American Conference Institute’s 18th National Forum on Wage & Hour Claims and Class Actions will provide you with an unparalleled opportunity to convene with expert in-house counsel from Walmart, Coca-Cola, Bank of America, Microsoft, Home Depot, U.S. Bank, Dow Jones & Co., American Airlines, Darden Restaurants, Covidien, Cisco Systems, Wells Fargo, Marsh & McLennan, RBS, Kaplan, IBM, The Hartford, DIRECTV, Family Dollar Stores, TIAA-CREF, Reed Elsevier, and AXA Equitable, as well as renowned federal and state judges, top government officials, and leading outside defense counsel from around the nation, who will provide you with expert advice, insider strategies, and comprehensive updates on:
  • Assessing the impact of Wal-Mart v. Dukes and its progeny on FLSA collective actions, Rule 23 class actions, and hybrid cases
  • Obtaining decertification of a class at different stages of the litigation process
  • Overcoming the complexities of managing and defending against multidistrict litigation
  • Managing and defending against the latest claims from the plaintiffs’ bar

We've been to this seminar before, and it was a valuable experience. It's good for a minimum of 7.75 hours of California MCLE credits, plus another 2 hours for each focus session.

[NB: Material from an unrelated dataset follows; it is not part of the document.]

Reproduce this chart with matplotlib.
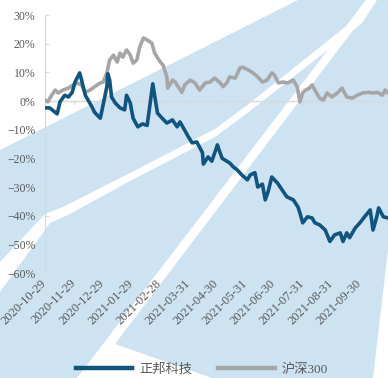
import matplotlib
matplotlib.use("Agg")
import matplotlib.pyplot as plt
from matplotlib.patches import Polygon
from matplotlib.lines import Line2D
import pandas as pd

plt.rcParams['font.family'] = ['Liberation Serif', 'Noto Sans CJK SC']

# 正邦科技 (relative return, %)
zb_dates = ['2020-10-29', '2020-11-03', '2020-11-11', '2020-11-14', '2020-11-19', '2020-11-23',
            '2020-11-27', '2020-11-30', '2020-12-05', '2020-12-07', '2020-12-11', '2020-12-14',
            '2020-12-18', '2020-12-21', '2020-12-27', '2020-12-30', '2021-01-03', '2021-01-04',
            '2021-01-06', '2021-01-08', '2021-01-12', '2021-01-17', '2021-01-22', '2021-01-24',
            '2021-01-28', '2021-01-31', '2021-02-05', '2021-02-10', '2021-02-15', '2021-02-21',
            '2021-02-26', '2021-03-03', '2021-03-08', '2021-03-14', '2021-03-19', '2021-03-22',
            '2021-03-25', '2021-03-31', '2021-04-04', '2021-04-09', '2021-04-15', '2021-04-16',
            '2021-04-21', '2021-04-25', '2021-05-01', '2021-05-02', '2021-05-06', '2021-05-11',
            '2021-05-14', '2021-05-18', '2021-05-22', '2021-05-27', '2021-06-02', '2021-06-05',
            '2021-06-10', '2021-06-13', '2021-06-18', '2021-06-21', '2021-06-24', '2021-06-28',
            '2021-07-04', '2021-07-09', '2021-07-14', '2021-07-21', '2021-07-26', '2021-07-28',
            '2021-07-31', '2021-08-05', '2021-08-10', '2021-08-13', '2021-08-18', '2021-08-24',
            '2021-08-29', '2021-09-03', '2021-09-09', '2021-09-12', '2021-09-16', '2021-09-19',
            '2021-09-25', '2021-09-30', '2021-10-05', '2021-10-11', '2021-10-14', '2021-10-18',
            '2021-10-20', '2021-10-25', '2021-10-30']
zb_values = [-2.4, -2.4, -4.5, -0.3, 2.0, 1.4,
             3.0, 6.6, 9.8, 7.3, 2.0, 0.3,
             -2.0, -4.0, -6.0, -1.4, 5.0, 9.5,
             7.3, 1.4, -0.7, -2.4, -3.1, 2.0,
             -0.7, -6.0, -9.0, -8.0, -8.5, 6.0,
             -4.2, -6.0, -7.7, -6.6, -9.0, -7.3,
             -9.0, -12.5, -14.6, -14.3, -18.0, -22.0,
             -19.5, -21.0, -15.3, -16.4, -20.0, -21.0,
             -21.6, -23.0, -24.0, -25.8, -27.5, -25.8,
             -25.0, -30.0, -29.0, -34.5, -31.7, -26.5,
             -28.6, -31.0, -33.4, -34.5, -37.0, -39.0,
             -42.5, -40.4, -40.8, -42.5, -43.2, -45.0,
             -49.0, -46.7, -46.0, -49.0, -46.0, -47.7,
             -44.3, -42.5, -40.4, -38.0, -45.0, -40.4,
             -37.3, -40.4, -40.8]

# 沪深300 (relative return, %)
hs_dates = ['2020-10-29', '2020-11-01', '2020-11-05', '2020-11-09', '2020-11-12', '2020-11-17',
            '2020-11-23', '2020-11-28', '2020-12-02', '2020-12-07', '2020-12-11', '2020-12-16',
            '2020-12-21', '2020-12-27', '2020-12-30', '2021-01-03', '2021-01-06', '2021-01-10',
            '2021-01-14', '2021-01-17', '2021-01-20', '2021-01-24', '2021-01-28', '2021-01-31',
            '2021-02-04', '2021-02-07', '2021-02-11', '2021-02-15', '2021-02-20', '2021-02-23',
            '2021-03-01', '2021-03-04', '2021-03-08', '2021-03-09', '2021-03-14', '2021-03-17',
            '2021-03-20', '2021-03-24', '2021-03-27', '2021-04-02', '2021-04-07', '2021-04-12',
            '2021-04-18', '2021-04-23', '2021-04-28', '2021-05-04', '2021-05-07', '2021-05-11',
            '2021-05-14', '2021-05-20', '2021-05-25', '2021-05-28', '2021-06-03', '2021-06-08',
            '2021-06-13', '2021-06-18', '2021-06-23', '2021-06-28', '2021-07-01', '2021-07-05',
            '2021-07-10', '2021-07-15', '2021-07-21', '2021-07-25', '2021-07-28', '2021-07-31',
            '2021-08-03', '2021-08-07', '2021-08-10', '2021-08-13', '2021-08-18', '2021-08-22',
            '2021-08-26', '2021-08-31', '2021-09-06', '2021-09-11', '2021-09-16', '2021-09-22',
            '2021-09-27', '2021-10-03', '2021-10-09', '2021-10-14', '2021-10-19', '2021-10-24',
            '2021-10-27', '2021-10-30']
hs_values = [0.3, -0.3, 2.0, 3.8, 2.8, 3.8,
             4.5, 5.6, 6.3, 5.6, 3.0, 3.8,
             5.0, 6.3, 6.6, 9.8, 14.3, 16.0,
             13.6, 16.7, 15.3, 17.8, 16.0, 13.2,
             14.3, 18.8, 22.0, 21.3, 20.2, 16.7,
             13.6, 12.5, 8.4, 4.5, 7.3, 6.6,
             5.0, 3.0, 5.6, 7.3, 6.3, 3.8,
             6.3, 6.6, 8.0, 6.3, 5.0, 6.3,
             8.4, 8.0, 11.5, 11.8, 10.8, 9.8,
             8.4, 6.6, 7.3, 9.8, 9.0, 6.3,
             6.6, 6.3, 7.3, 5.0, -0.3, 2.8,
             3.8, 4.5, 5.6, 3.8, 1.0, 0.3,
             2.8, 1.4, 2.8, 4.5, 1.4, 1.0,
             2.0, 2.8, 3.0, 2.8, 3.0, 2.0,
             3.8, 2.8]

tick_dates = ['2020-10-29', '2020-11-29', '2020-12-29', '2021-01-29', '2021-02-28', '2021-03-31',
              '2021-04-30', '2021-05-31', '2021-06-30', '2021-07-31', '2021-08-31', '2021-09-30']
y_ticks = [-60, -50, -40, -30, -20, -10, 0, 10, 20, 30]

W, H = 388, 378
fig = plt.figure(figsize=(W / 100, H / 100), dpi=100)
fig.patch.set_facecolor('#cde3f2')

# watermark-like background stripes (pixel coords, y down)
def fp(pts):
    return [(x / W, 1 - y / H) for x, y in pts]

shapes = [
    [(0, 0), (298, 0), (0, 150)],
    [(0, 262), (45, 214), (63, 207), (130, 173), (215, 129), (250, 103), (360, 15), (369, 0),
     (377, 0), (362, 23), (250, 111), (215, 137), (130, 181), (68, 215), (50, 223), (0, 292)],
    [(77, 378), (366, 0), (376, 0), (115, 344), (212, 378)],
    [(388, 250), (388, 378), (373, 378)],
]
for s in shapes:
    fig.add_artist(Polygon(fp(s), closed=True, transform=fig.transFigure,
                           facecolor='white', edgecolor='none', zorder=-5))

ax = fig.add_axes([45 / W, 1 - 273 / H, 343 / W, 258 / H])
ax.patch.set_alpha(0)

zb_x = pd.to_datetime(zb_dates)
hs_x = pd.to_datetime(hs_dates)
ticks = pd.to_datetime(tick_dates)

ax.plot(hs_x, hs_values, color='#a6a6a6', lw=2.6, label='沪深300', zorder=3)
ax.plot(zb_x, zb_values, color='#0f5580', lw=2.6, label='正邦科技', zorder=4)
ax.axhline(0, color='#d9d9d9', lw=1, zorder=1)

ax.set_xlim(pd.Timestamp('2020-10-29'), pd.Timestamp('2021-10-30'))
ax.set_ylim(-60, 30)
ax.set_yticks(y_ticks)
ax.set_yticklabels([f'{v}%'.replace('-', '\u2212') for v in y_ticks])

ax.set_xticks(ticks)
ax.set_xticklabels(tick_dates, rotation=45, ha='right', va='center', rotation_mode='anchor')

for side in ['top', 'right', 'bottom']:
    ax.spines[side].set_visible(False)
ax.spines['left'].set_color('#d9d9d9')
ax.tick_params(axis='y', direction='in', length=3, color='#d9d9d9', labelsize=8.5,
               labelcolor='#595959', pad=7)
ax.tick_params(axis='x', length=0, labelsize=9, labelcolor='#595959', pad=6)

# small month ticks on the zero line
sec = ax.secondary_xaxis(2 / 3)
sec.set_xticks(ticks)
sec.set_xticklabels([])
sec.tick_params(direction='in', length=3, color='#d9d9d9')
for sp in sec.spines.values():
    sp.set_visible(False)

h1 = Line2D([], [], color='#0f5580', lw=3.2)
h2 = Line2D([], [], color='#a6a6a6', lw=3.2)
fig.legend([h1, h2], ['正邦科技', '沪深300'], loc='center', bbox_to_anchor=(0.52, 0.022),
           ncol=2, frameon=False, fontsize=9.5, handlelength=4.3, columnspacing=2,
           handletextpad=0.5, labelcolor='#595959')

fig.savefig('out.png', dpi=100)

The list of topics and speakers is impressive. A complete brochure can be downloaded here. If we're not in trial, we'll see you there.


SCOTUS Hears Argument in American Express v. Italian Colors Restaurant

The U.S. Supreme Court heard oral arguments Wednesday in American Express Co. v. Italian Colors Restaurant, an arbitration class action waiver case from the Second Circuit that could expand or reduce the scope of AT&T Mobility LLC v. Concepcion, 131 S. Ct.1740 (2011). The Circuit Court decision can be read here.

The issue presented on review is:

Whether the Federal Arbitration Act permits courts, invoking the “federal substantive law of arbitrability,” to invalidate arbitration agreements on the ground that they do not permit class arbitration of a federal-law claim.

In Green Tree Financial v. Randolph, 531 U.S. 79, 90 (2000), the SCOTUS implied that plaintiffs shouldn’t have to arbitrate if they could prove that they could not effectively vindicate their federal statutory rights in the arbitral forum. A decade later, in Stolt-Nielsen S.A. v. AnimalFeeds International Corp., 130 S. Ct. 1758 (2010) , the SCOTUS held that the Federal Arbitration Act prohibits arbitrators from imposing class arbitration on parties that have not agreed to such procedures. A year after that, in AT&T Mobility LLC v. Concepcion, 131 S. Ct. 1740 (2011) , the SCOTUS held that the FAA preempts state laws invalidating commercial arbitration agreements on the ground that they forbid class arbitration. However, AT&T Mobility addressed unconscionability principles under state law, within the scope of Section 2 preemption, so it did not address the vindication of rights doctrine, which is a federal common law doctrine. Now, the SCOTUS addresses this issue in American Express

The Second Circuit held that the American Express class action waiver was unenforceable because its effect would be to prevent the plaintiffs from effectively vindicating their statutory rights plaintiffs, notwithstanding the holdings in Stolt-Nielsen or AT&T Mobility.

It is usually difficult to predict where a majority of justices stand based on the questions they pose during oral argument, but if you enjoy doing so, you can read the transcript here. We suspect that the vote will be 5-3 to overturn the Second Circuit (Justice Sotomayor recused herself because she sat on the Second Circuit panel that issued one of the earlier rulings). If we are right, companies will be able to effectively give themselves contractual immunity from liability for violating even important statutory rights on a large scale, as long as each individual's damages aren't large enough to warrant hiring a lawyer.